For decades, smugglers have used the network of clandestine cross-border trails to move everything from contraband liquor and gasoline to weapons and cocaine. But since the border closed 10 months ago, the dirt footpaths have become an obligatory route for migrants — and at times, a terrifying gauntlet. They must navigate several miles of no-man's land where Venezuelan and Colombian gangs often prey on female migrants. The assaults occur on both sides of the border.
Sobbing as she tells her story, a 34-year-old Venezuelan woman at the shelter in Villa del Rosario recounts how she tried to take precautions before crossing the border in November. She had been traveling on her own but joined a group of other migrants at the border, thinking there would be safety in numbers.
The woman wanted to cross during the day, but the group decided to slip into Colombia at night to avoid detection by Colombian police. Once on the Colombian side, the group dispersed in a wilderness region, leaving the woman on her own.
Suddenly, she says, three men hauled her into the bushes and raped her. Then they stole her luggage.
"What little I had they took," says the woman, who did not want to be named for fear of retaliation by those who raped her. "Given all the things that have happened to me, I should have died of a heart attack."
Ana Teresa Castillo, a Colombian who runs the shelter (and is no relation to Alondra Castillo), says she is tending to many more rape victims now than before the pandemic began. She blames the closing of official border posts as well as the fact that gangs often block the smuggling trails during daylight hours, forcing migrants to cross at night, when they are far more vulnerable.
"All this has led to more violence," Castillo says. "But the police don't do anything."
Sometimes the gangs lure female migrants across the border with false promises of jobs in Colombia, says María Cecilia Ibáñez, a lawyer in Bogotá for the rights group Women's Link Worldwide.
"Migrant women and girls are in very vulnerable conditions and they will take anything that they are offered," she says. "And then when they get to Colombia, they find out that they are actually there as victims of human trafficking and they are informed that they are there to engage in prostitution."
Some end up working as prostitutes in the Colombian city of Pamplona, a two-hour drive from the border. David Bernal, the city's top human rights official, says Pamplona is full of prostitution rings that force Venezuelan women and girls into the sex trade.
On a recent afternoon, Bernal met with a handful of Venezuelan prostitutes to discuss the murder of one of their coworkers. A few days earlier, the naked and strangled body of 28-year-old María Pernia had been found in her apartment.

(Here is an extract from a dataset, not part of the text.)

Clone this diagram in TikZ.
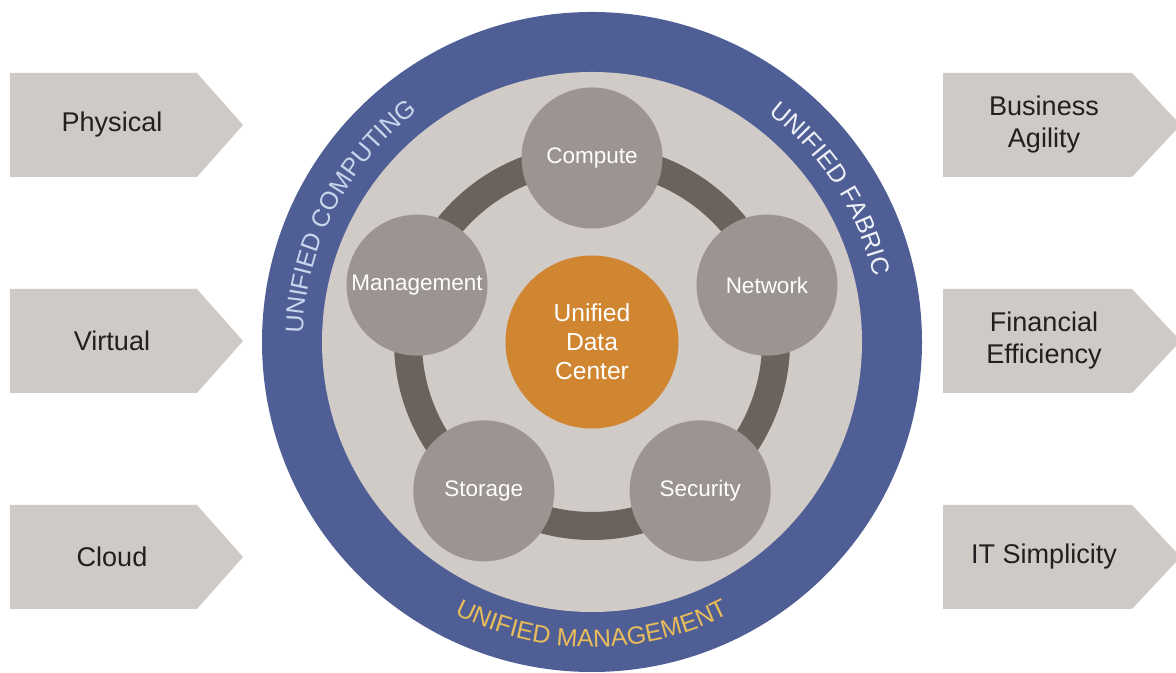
\documentclass[tikz,border=0pt]{standalone}
\usepackage{fontspec}
\setmainfont{Liberation Sans}
\usetikzlibrary{calc,decorations.text}
\definecolor{bandblue}{HTML}{4F5F95}
\definecolor{innergray}{HTML}{D1CBC7}
\definecolor{ringgray}{HTML}{6A625D}
\definecolor{partgray}{HTML}{9B9490}
\definecolor{hubor}{HTML}{D08531}
\definecolor{taggray}{HTML}{D0CAC6}
\definecolor{tagink}{HTML}{231F20}
\definecolor{compink}{HTML}{C9D5EC}
\definecolor{fabink}{HTML}{EEF1F7}
\definecolor{mgmtink}{HTML}{E8BC5A}
\pgfdeclarelayer{bg}
\pgfdeclarelayer{ringlayer}
\pgfsetlayers{bg,ringlayer,main}
\tikzset{part/.style={circle,fill=partgray,text=white,minimum size=2.82cm,inner sep=0pt,font=\fontsize{12.8}{15}\selectfont}}
\tikzset{hub/.style={circle,fill=hubor,text=white,minimum size=3.46cm,inner sep=0pt,align=center,font=\fontsize{14}{16.5}\selectfont}}
\tikzset{tag/.style={fill=taggray}}
\tikzset{tagtext/.style={align=center,text=tagink,font=\fontsize{15.4}{18.2}\selectfont}}
\tikzset{ring/.style={draw=ringgray,line width=0.56cm}}
\newcommand{\bandfont}{\fontsize{14.2}{16}\selectfont}

\begin{document}
\begin{tikzpicture}
  \useasboundingbox (0,0) rectangle (23.52,13.46);
  \coordinate (C) at (11.84,6.62);
  % discs
  \begin{pgfonlayer}{bg}
    \fill[bandblue] (C) circle (6.6);
    \fill[innergray] (C) circle (5.4);
  \end{pgfonlayer}
  % tags left and right
  \foreach \y in {10.96,6.64,2.32} {
    \fill[tag] (0.2,\y-1.04) -- (3.94,\y-1.04) -- (4.86,\y) -- (3.94,\y+1.04) -- (0.2,\y+1.04) -- cycle;
    \fill[tag] (18.86,\y-1.04) -- (22.64,\y-1.04) -- (23.52,\y-0.1) -- (23.52,\y+0.1) -- (22.64,\y+1.04) -- (18.86,\y+1.04) -- cycle;
  }
  \node[tagtext] (phys) at (2.24,10.96) {Physical};
  \node[tagtext] (virt) at (2.24,6.64) {Virtual};
  \node[tagtext] (cloud) at (2.24,2.32) {Cloud};
  \node[tagtext] (agil) at (20.88,10.96) {Business\\Agility};
  \node[tagtext] (fin) at (20.88,6.64) {Financial\\Efficiency};
  \node[tagtext] (simp) at (20.88,2.32) {IT Simplicity};
  % pentagon
  \node[hub] (udc) at (C) {Unified\\Data\\Center};
  \node[part] (comp) at ($(C)+(90:3.68)$) {Compute};
  \node[part] (netw) at ($(C)+(18:3.68)$) {Network};
  \node[part] (secu) at ($(C)+(-54:3.68)$) {Security};
  \node[part] (stor) at ($(C)+(-126:3.68)$) {Storage};
  \node[part] (mgmt) at ($(C)+(162:3.68)$) {Management};
  \begin{pgfonlayer}{ringlayer}
    \foreach \a/\s in {comp/90,netw/18,secu/-54,stor/-126,mgmt/162}
      \draw[ring] (\a.center) arc[start angle=\s, delta angle=-72, radius=3.68];
  \end{pgfonlayer}
  % band texts
  \path[decorate,decoration={text along path,text align=center,text color=compink,
      text={|\bandfont|UNIFIED COMPUTING}}]
    ($(C)+(197.7:5.78)$) arc[start angle=197.7, end angle=107.7, radius=5.78];
  \path[decorate,decoration={text along path,text align=center,text color=fabink,
      text={|\bandfont|UNIFIED FABRIC}}]
    ($(C)+(72.7:5.78)$) arc[start angle=72.7, end angle=-7.3, radius=5.78];
  \path[decorate,decoration={text along path,text align=center,text color=mgmtink,
      text={|\bandfont|UNIFIED MANAGEMENT}}]
    ($(C)+(220:6.1)$) arc[start angle=220, end angle=320, radius=6.1];
\end{tikzpicture}
\end{document}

It was unclear whether Pernia, who arrived in the city three years ago from the Venezuelan city of Barinas, had been coerced into the sex trade. But her roommate, a Venezuelan prostitute who did not want to give her name for fear of retaliation from the killer or killers, said Pernia had no other way to feed her 2-year-old son.
Despite Bernal's urging, none of the women were willing to speak to Pamplona authorities about Pernia's death because they feared retaliation from whomever was behind the killing.
Silence also reigns at the shelter in Villa del Rosario, where neither of the two women most recently alleging rape have filed a criminal report. They have even refused to go to the hospital to treat their wounds. But Alondra Castillo knows she will have to get a checkup sooner or later.
"I'm not using birth control," she says, "and just imagine if I'm pregnant."